What the task asks: Retype the lines from the first one in the records down to the line containing "ax.spines[s].set_linewidth(1.2)", counting both, and leave out any pictures.
+++ Records to process
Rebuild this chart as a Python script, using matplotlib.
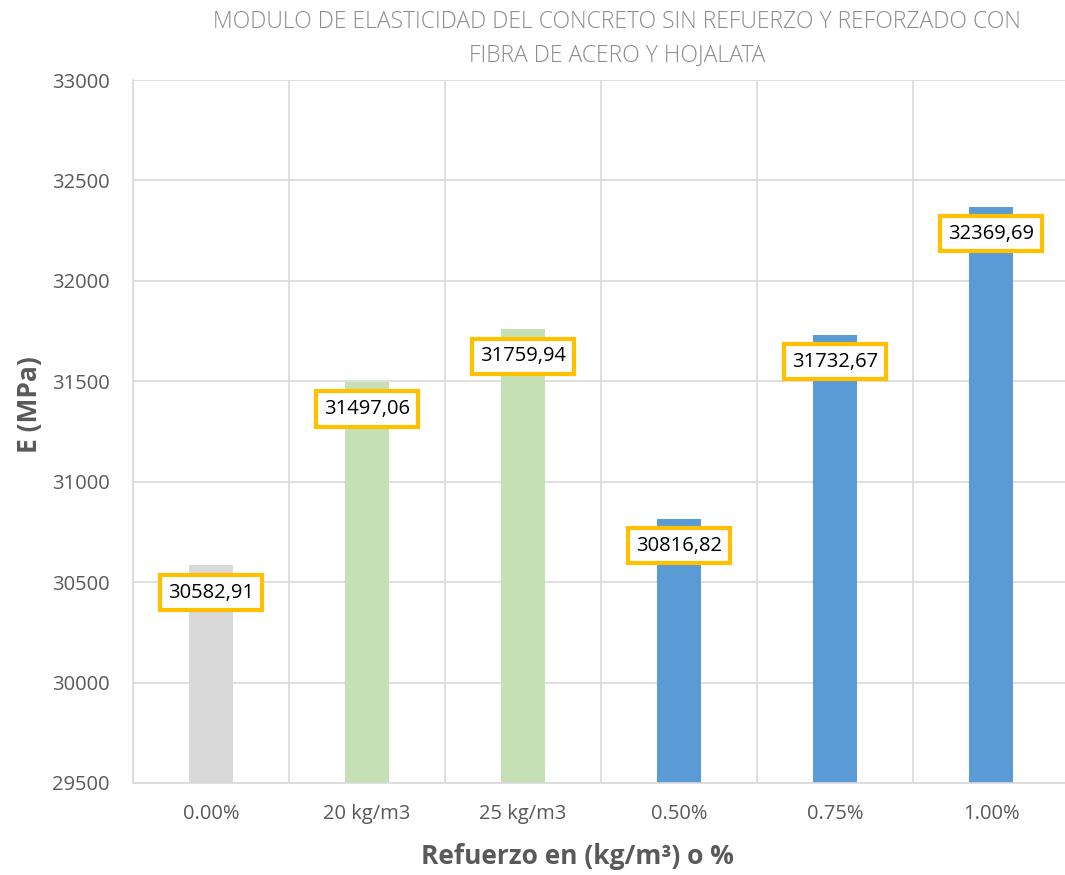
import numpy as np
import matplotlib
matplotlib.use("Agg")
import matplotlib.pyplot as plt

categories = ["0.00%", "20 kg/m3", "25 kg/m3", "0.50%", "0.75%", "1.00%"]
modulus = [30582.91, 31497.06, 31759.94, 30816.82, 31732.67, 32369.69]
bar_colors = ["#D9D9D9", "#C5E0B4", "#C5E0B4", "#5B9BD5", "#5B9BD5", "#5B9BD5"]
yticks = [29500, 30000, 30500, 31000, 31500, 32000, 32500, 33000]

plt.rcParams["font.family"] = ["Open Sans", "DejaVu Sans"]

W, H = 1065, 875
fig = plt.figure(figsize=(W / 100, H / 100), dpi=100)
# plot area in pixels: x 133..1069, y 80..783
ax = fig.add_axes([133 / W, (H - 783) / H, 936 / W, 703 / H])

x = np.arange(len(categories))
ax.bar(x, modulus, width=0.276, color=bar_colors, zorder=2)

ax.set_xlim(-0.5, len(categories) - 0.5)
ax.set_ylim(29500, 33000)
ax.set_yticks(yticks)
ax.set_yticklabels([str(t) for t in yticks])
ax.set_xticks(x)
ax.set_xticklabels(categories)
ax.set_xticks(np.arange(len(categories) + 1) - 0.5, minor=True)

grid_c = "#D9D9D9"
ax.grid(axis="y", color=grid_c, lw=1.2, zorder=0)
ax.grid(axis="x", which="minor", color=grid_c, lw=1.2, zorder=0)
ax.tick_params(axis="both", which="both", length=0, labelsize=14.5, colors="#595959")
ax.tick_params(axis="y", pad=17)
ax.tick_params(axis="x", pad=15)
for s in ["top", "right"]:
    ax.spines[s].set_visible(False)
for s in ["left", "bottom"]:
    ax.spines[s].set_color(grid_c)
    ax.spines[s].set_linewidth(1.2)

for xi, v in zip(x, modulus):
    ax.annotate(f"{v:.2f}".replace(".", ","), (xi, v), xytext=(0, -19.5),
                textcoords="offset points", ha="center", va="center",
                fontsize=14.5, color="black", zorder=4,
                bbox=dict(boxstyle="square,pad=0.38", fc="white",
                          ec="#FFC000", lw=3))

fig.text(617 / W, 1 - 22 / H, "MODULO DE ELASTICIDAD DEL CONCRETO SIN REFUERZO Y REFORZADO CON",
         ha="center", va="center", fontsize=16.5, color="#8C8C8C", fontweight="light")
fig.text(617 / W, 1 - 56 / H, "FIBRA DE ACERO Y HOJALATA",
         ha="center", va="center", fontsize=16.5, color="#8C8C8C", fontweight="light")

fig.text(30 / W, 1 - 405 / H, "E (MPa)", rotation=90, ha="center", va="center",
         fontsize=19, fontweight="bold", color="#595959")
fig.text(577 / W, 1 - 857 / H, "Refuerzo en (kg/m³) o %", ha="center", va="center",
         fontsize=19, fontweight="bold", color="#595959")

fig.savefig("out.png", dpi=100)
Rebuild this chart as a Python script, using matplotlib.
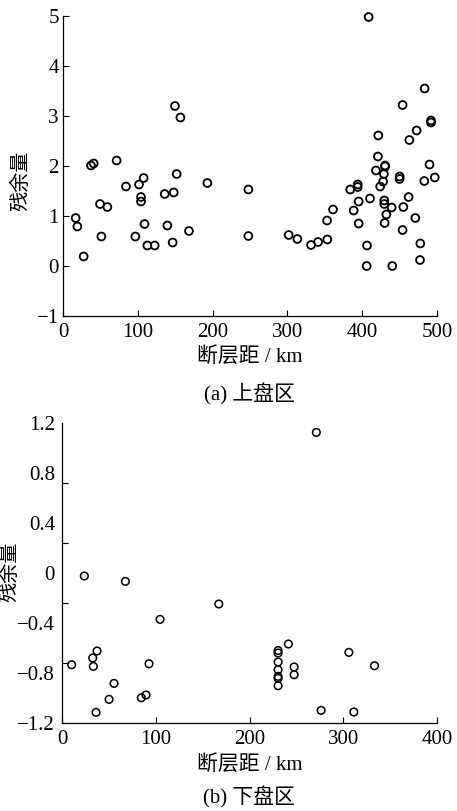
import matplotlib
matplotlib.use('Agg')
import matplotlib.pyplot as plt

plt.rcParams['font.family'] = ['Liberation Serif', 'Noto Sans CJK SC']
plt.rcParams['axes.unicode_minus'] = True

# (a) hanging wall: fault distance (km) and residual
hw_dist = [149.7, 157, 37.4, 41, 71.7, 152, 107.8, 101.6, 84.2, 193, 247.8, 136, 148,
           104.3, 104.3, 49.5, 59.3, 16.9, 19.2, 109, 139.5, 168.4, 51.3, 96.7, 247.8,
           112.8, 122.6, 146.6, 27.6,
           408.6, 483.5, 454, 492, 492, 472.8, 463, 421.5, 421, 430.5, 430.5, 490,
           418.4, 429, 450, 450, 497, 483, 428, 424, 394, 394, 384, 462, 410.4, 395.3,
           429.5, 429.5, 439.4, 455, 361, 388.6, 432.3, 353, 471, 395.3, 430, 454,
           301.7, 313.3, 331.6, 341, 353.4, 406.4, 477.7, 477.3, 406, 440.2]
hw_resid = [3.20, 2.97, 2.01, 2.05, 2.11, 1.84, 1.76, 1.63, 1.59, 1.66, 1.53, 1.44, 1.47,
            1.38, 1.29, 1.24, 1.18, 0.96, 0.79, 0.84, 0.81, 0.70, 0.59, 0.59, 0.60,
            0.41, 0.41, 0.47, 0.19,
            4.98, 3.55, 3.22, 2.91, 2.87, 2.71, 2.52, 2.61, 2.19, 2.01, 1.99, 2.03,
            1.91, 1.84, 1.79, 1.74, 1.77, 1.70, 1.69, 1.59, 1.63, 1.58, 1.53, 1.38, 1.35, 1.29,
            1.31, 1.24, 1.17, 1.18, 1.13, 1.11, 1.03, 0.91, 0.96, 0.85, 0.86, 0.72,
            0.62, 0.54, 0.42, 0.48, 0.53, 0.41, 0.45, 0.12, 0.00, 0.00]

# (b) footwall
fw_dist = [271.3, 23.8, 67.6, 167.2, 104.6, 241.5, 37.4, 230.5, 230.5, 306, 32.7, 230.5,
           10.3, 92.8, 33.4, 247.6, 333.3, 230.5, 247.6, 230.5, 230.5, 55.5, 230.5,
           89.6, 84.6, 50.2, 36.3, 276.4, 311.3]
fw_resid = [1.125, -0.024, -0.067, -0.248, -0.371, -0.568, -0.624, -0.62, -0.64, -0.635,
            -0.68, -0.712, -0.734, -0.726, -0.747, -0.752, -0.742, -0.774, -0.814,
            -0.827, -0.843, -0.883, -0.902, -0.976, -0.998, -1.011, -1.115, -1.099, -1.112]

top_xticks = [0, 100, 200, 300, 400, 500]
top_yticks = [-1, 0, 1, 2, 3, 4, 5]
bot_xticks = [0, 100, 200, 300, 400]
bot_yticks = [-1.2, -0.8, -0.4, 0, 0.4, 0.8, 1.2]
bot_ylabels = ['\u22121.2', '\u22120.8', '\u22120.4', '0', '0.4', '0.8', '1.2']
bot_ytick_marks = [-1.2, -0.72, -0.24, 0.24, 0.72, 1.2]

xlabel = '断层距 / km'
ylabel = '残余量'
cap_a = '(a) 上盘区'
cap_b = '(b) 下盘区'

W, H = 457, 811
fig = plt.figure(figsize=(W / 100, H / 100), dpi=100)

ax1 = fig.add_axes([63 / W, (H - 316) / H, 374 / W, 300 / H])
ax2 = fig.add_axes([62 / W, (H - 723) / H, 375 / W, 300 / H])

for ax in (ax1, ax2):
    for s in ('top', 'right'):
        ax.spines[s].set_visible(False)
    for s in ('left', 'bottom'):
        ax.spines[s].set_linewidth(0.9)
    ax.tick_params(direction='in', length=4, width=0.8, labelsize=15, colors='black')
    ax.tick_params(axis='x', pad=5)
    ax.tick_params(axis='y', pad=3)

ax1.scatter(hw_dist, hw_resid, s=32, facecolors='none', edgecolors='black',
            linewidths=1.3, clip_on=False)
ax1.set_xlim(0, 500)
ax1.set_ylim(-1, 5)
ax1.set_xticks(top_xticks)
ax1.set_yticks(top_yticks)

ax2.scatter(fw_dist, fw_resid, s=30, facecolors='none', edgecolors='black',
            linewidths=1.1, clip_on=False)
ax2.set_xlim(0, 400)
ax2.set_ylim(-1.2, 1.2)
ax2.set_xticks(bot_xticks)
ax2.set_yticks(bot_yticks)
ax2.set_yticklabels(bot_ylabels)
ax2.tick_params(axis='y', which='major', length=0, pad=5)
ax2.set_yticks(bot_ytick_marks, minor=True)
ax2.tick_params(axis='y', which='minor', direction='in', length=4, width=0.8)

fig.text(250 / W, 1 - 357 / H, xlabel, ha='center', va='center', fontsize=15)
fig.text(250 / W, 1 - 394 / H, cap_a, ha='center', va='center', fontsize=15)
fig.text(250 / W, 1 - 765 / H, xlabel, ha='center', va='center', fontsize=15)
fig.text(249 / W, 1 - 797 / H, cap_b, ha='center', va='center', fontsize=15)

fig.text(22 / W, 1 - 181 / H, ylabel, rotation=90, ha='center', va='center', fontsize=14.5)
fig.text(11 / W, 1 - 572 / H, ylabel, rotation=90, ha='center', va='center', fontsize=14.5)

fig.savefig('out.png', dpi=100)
++++++
Reply to the task:
Rebuild this chart as a Python script, using matplotlib.
import numpy as np
import matplotlib
matplotlib.use("Agg")
import matplotlib.pyplot as plt

categories = ["0.00%", "20 kg/m3", "25 kg/m3", "0.50%", "0.75%", "1.00%"]
modulus = [30582.91, 31497.06, 31759.94, 30816.82, 31732.67, 32369.69]
bar_colors = ["#D9D9D9", "#C5E0B4", "#C5E0B4", "#5B9BD5", "#5B9BD5", "#5B9BD5"]
yticks = [29500, 30000, 30500, 31000, 31500, 32000, 32500, 33000]

plt.rcParams["font.family"] = ["Open Sans", "DejaVu Sans"]

W, H = 1065, 875
fig = plt.figure(figsize=(W / 100, H / 100), dpi=100)
# plot area in pixels: x 133..1069, y 80..783
ax = fig.add_axes([133 / W, (H - 783) / H, 936 / W, 703 / H])

x = np.arange(len(categories))
ax.bar(x, modulus, width=0.276, color=bar_colors, zorder=2)

ax.set_xlim(-0.5, len(categories) - 0.5)
ax.set_ylim(29500, 33000)
ax.set_yticks(yticks)
ax.set_yticklabels([str(t) for t in yticks])
ax.set_xticks(x)
ax.set_xticklabels(categories)
ax.set_xticks(np.arange(len(categories) + 1) - 0.5, minor=True)

grid_c = "#D9D9D9"
ax.grid(axis="y", color=grid_c, lw=1.2, zorder=0)
ax.grid(axis="x", which="minor", color=grid_c, lw=1.2, zorder=0)
ax.tick_params(axis="both", which="both", length=0, labelsize=14.5, colors="#595959")
ax.tick_params(axis="y", pad=17)
ax.tick_params(axis="x", pad=15)
for s in ["top", "right"]:
    ax.spines[s].set_visible(False)
for s in ["left", "bottom"]:
    ax.spines[s].set_color(grid_c)
    ax.spines[s].set_linewidth(1.2)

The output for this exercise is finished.